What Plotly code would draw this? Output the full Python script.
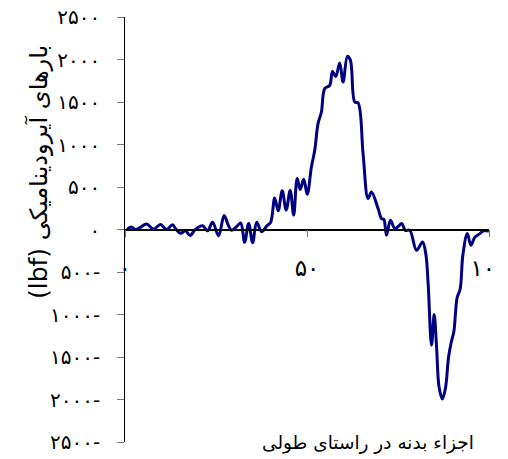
import plotly.graph_objects as go

# ---- data ----
x_pos = [0.6, 1.65, 2.89, 4.2, 5.91, 7.84, 9.76, 11.41, 13.06, 13.9, 15.26, 16.64, 17.88,
         19.39, 21.31, 22.69, 24.06, 25.71, 27.23, 28.47, 29.29, 30.58, 31.77, 32.87,
         33.97, 35.07, 36.17, 37.54, 38.92, 40.02, 41.12, 42.08, 43.18, 44.28, 45.38,
         46.34, 47.30, 48.13, 49.09, 50.06, 51.21, 52.12, 53.03, 53.96, 54.87, 56.24,
         56.99, 57.89, 58.99, 59.90, 61.11, 61.94, 63.12, 64.03, 65.40, 66.78, 67.71,
         69.53, 70.46, 71.1, 71.84, 72.94, 74.12, 74.9, 76.05, 77.0, 78.24, 80.09,
         81.74, 82.65, 83.28, 84.21, 84.93, 85.59, 86.30, 87.18, 88.06, 88.89, 89.66,
         90.35, 91.25, 92.08, 92.82, 94.06, 95.02, 96.12, 97.50, 98.40, 100.0]
force = [0, 30, 0, 25, 65, 5, 60, 0, 55, 10, -45, -15, -70,
         5, 45, -15, 85, -75, 165, 40, -10, 30, 77, -150,
         70, -155, 85, -25, 40, 85, 370, 220, 455, 230, 460,
         170, 600, 470, 590, 415, 735, 932, 1246, 1382, 1658, 1696,
         1860, 1800, 1960, 1735, 2038, 1990, 1500, 1490, 893, 364, 441,
         246, 128, 120, -68, 108, 10, 30, 70, -10, -10, -245,
         -147, -290, -640, -1362, -1000, -1380, -1860, -1995, -1860, -1500, -1320,
         -1200, -800, -700, -300, -48, -186, -90, -48, -17, -17]

y_tickvals = [2500, 2000, 1500, 1000, 500, 0, -500, -1000, -1500, -2000, -2500]
y_ticktext = ["۲۵۰۰", "۲۰۰۰", "۱۵۰۰", "۱۰۰۰", "۵۰۰", "۰",
              "۵۰۰-", "۱۰۰۰-", "۱۵۰۰-", "۲۰۰۰-", "۲۵۰۰-"]
x_tickvals = [0, 50, 100]
x_ticktext = ["۰", "۵۰", "۱۰۰"]

y_title = "بارهای آیرودینامیکی"
y_unit = "(lbf)"
x_title = "اجزاء بدنه در راستای طولی"

FONT = "DejaVu Sans"
PAD = "\u00a0\u00a0"  # extra gap between y tick labels and the tick marks

fig = go.Figure()
fig.add_trace(go.Scatter(
    x=x_pos, y=force, mode="lines",
    line=dict(color="#000080", width=3, shape="spline", smoothing=1.0),
    hoverinfo="skip", showlegend=False,
))

# the page body adds an 8px offset; figure is sized to fit the 508x459 window
fig.update_layout(
    width=500, height=451,
    margin=dict(l=117, r=19, t=9, b=17),
    paper_bgcolor="white", plot_bgcolor="white",
    font=dict(family=FONT, color="black"),
    xaxis=dict(
        range=[0, 100], anchor="free", position=0.5, automargin=False,
        showline=True, linecolor="black", linewidth=1.5,
        showgrid=False, zeroline=False,
        ticks="outside", ticklen=7, tickwidth=1, tickcolor="#777",
        tickvals=x_tickvals, ticktext=x_ticktext,
        tickfont=dict(size=23, family=FONT),
        ticklabelstandoff=11, ticklabeloverflow="allow",
    ),
    yaxis=dict(
        range=[-2500, 2500], automargin=False,
        showline=True, linecolor="black", linewidth=1.2,
        showgrid=False, zeroline=False,
        ticks="outside", ticklen=7, tickwidth=1, tickcolor="#777",
        tickvals=y_tickvals, ticktext=[t + PAD for t in y_ticktext],
        tickfont=dict(size=20, family=FONT),
        ticklabeloverflow="allow",
    ),
    annotations=[
        dict(text=f"<span style='font-size:25px'>{y_unit}</span> {y_title}",
             textangle=-90, xref="paper", yref="paper",
             x=(38 - 125) / 364, y=(442 - 172) / 425,
             xanchor="center", yanchor="middle", showarrow=False,
             font=dict(size=24, family=FONT)),
        dict(text=x_title, xref="paper", yref="paper",
             x=(368 - 125) / 364, y=(442 - 443) / 425,
             xanchor="center", yanchor="middle", showarrow=False,
             font=dict(size=18.5, family=FONT)),
    ],
)

fig.write_html("out.html")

◇ ◇ ◇ ◇ ◇ ◇ ◇

Instructions to follow
Give all the lines above again, character for character, without pictures.

Response to the task
What Plotly code would draw this? Output the full Python script.
import plotly.graph_objects as go

# ---- data ----
x_pos = [0.6, 1.65, 2.89, 4.2, 5.91, 7.84, 9.76, 11.41, 13.06, 13.9, 15.26, 16.64, 17.88,
         19.39, 21.31, 22.69, 24.06, 25.71, 27.23, 28.47, 29.29, 30.58, 31.77, 32.87,
         33.97, 35.07, 36.17, 37.54, 38.92, 40.02, 41.12, 42.08, 43.18, 44.28, 45.38,
         46.34, 47.30, 48.13, 49.09, 50.06, 51.21, 52.12, 53.03, 53.96, 54.87, 56.24,
         56.99, 57.89, 58.99, 59.90, 61.11, 61.94, 63.12, 64.03, 65.40, 66.78, 67.71,
         69.53, 70.46, 71.1, 71.84, 72.94, 74.12, 74.9, 76.05, 77.0, 78.24, 80.09,
         81.74, 82.65, 83.28, 84.21, 84.93, 85.59, 86.30, 87.18, 88.06, 88.89, 89.66,
         90.35, 91.25, 92.08, 92.82, 94.06, 95.02, 96.12, 97.50, 98.40, 100.0]
force = [0, 30, 0, 25, 65, 5, 60, 0, 55, 10, -45, -15, -70,
         5, 45, -15, 85, -75, 165, 40, -10, 30, 77, -150,
         70, -155, 85, -25, 40, 85, 370, 220, 455, 230, 460,
         170, 600, 470, 590, 415, 735, 932, 1246, 1382, 1658, 1696,
         1860, 1800, 1960, 1735, 2038, 1990, 1500, 1490, 893, 364, 441,
         246, 128, 120, -68, 108, 10, 30, 70, -10, -10, -245,
         -147, -290, -640, -1362, -1000, -1380, -1860, -1995, -1860, -1500, -1320,
         -1200, -800, -700, -300, -48, -186, -90, -48, -17, -17]

y_tickvals = [2500, 2000, 1500, 1000, 500, 0, -500, -1000, -1500, -2000, -2500]
y_ticktext = ["۲۵۰۰", "۲۰۰۰", "۱۵۰۰", "۱۰۰۰", "۵۰۰", "۰",
              "۵۰۰-", "۱۰۰۰-", "۱۵۰۰-", "۲۰۰۰-", "۲۵۰۰-"]
x_tickvals = [0, 50, 100]
x_ticktext = ["۰", "۵۰", "۱۰۰"]

y_title = "بارهای آیرودینامیکی"
y_unit = "(lbf)"
x_title = "اجزاء بدنه در راستای طولی"

FONT = "DejaVu Sans"
PAD = "\u00a0\u00a0"  # extra gap between y tick labels and the tick marks

fig = go.Figure()
fig.add_trace(go.Scatter(
    x=x_pos, y=force, mode="lines",
    line=dict(color="#000080", width=3, shape="spline", smoothing=1.0),
    hoverinfo="skip", showlegend=False,
))

# the page body adds an 8px offset; figure is sized to fit the 508x459 window
fig.update_layout(
    width=500, height=451,
    margin=dict(l=117, r=19, t=9, b=17),
    paper_bgcolor="white", plot_bgcolor="white",
    font=dict(family=FONT, color="black"),
    xaxis=dict(
        range=[0, 100], anchor="free", position=0.5, automargin=False,
        showline=True, linecolor="black", linewidth=1.5,
        showgrid=False, zeroline=False,
        ticks="outside", ticklen=7, tickwidth=1, tickcolor="#777",
        tickvals=x_tickvals, ticktext=x_ticktext,
        tickfont=dict(size=23, family=FONT),
        ticklabelstandoff=11, ticklabeloverflow="allow",
    ),
    yaxis=dict(
        range=[-2500, 2500], automargin=False,
        showline=True, linecolor="black", linewidth=1.2,
        showgrid=False, zeroline=False,
        ticks="outside", ticklen=7, tickwidth=1, tickcolor="#777",
        tickvals=y_tickvals, ticktext=[t + PAD for t in y_ticktext],
        tickfont=dict(size=20, family=FONT),
        ticklabeloverflow="allow",
    ),
    annotations=[
        dict(text=f"<span style='font-size:25px'>{y_unit}</span> {y_title}",
             textangle=-90, xref="paper", yref="paper",
             x=(38 - 125) / 364, y=(442 - 172) / 425,
             xanchor="center", yanchor="middle", showarrow=False,
             font=dict(size=24, family=FONT)),
        dict(text=x_title, xref="paper", yref="paper",
             x=(368 - 125) / 364, y=(442 - 443) / 425,
             xanchor="center", yanchor="middle", showarrow=False,
             font=dict(size=18.5, family=FONT)),
    ],
)

fig.write_html("out.html")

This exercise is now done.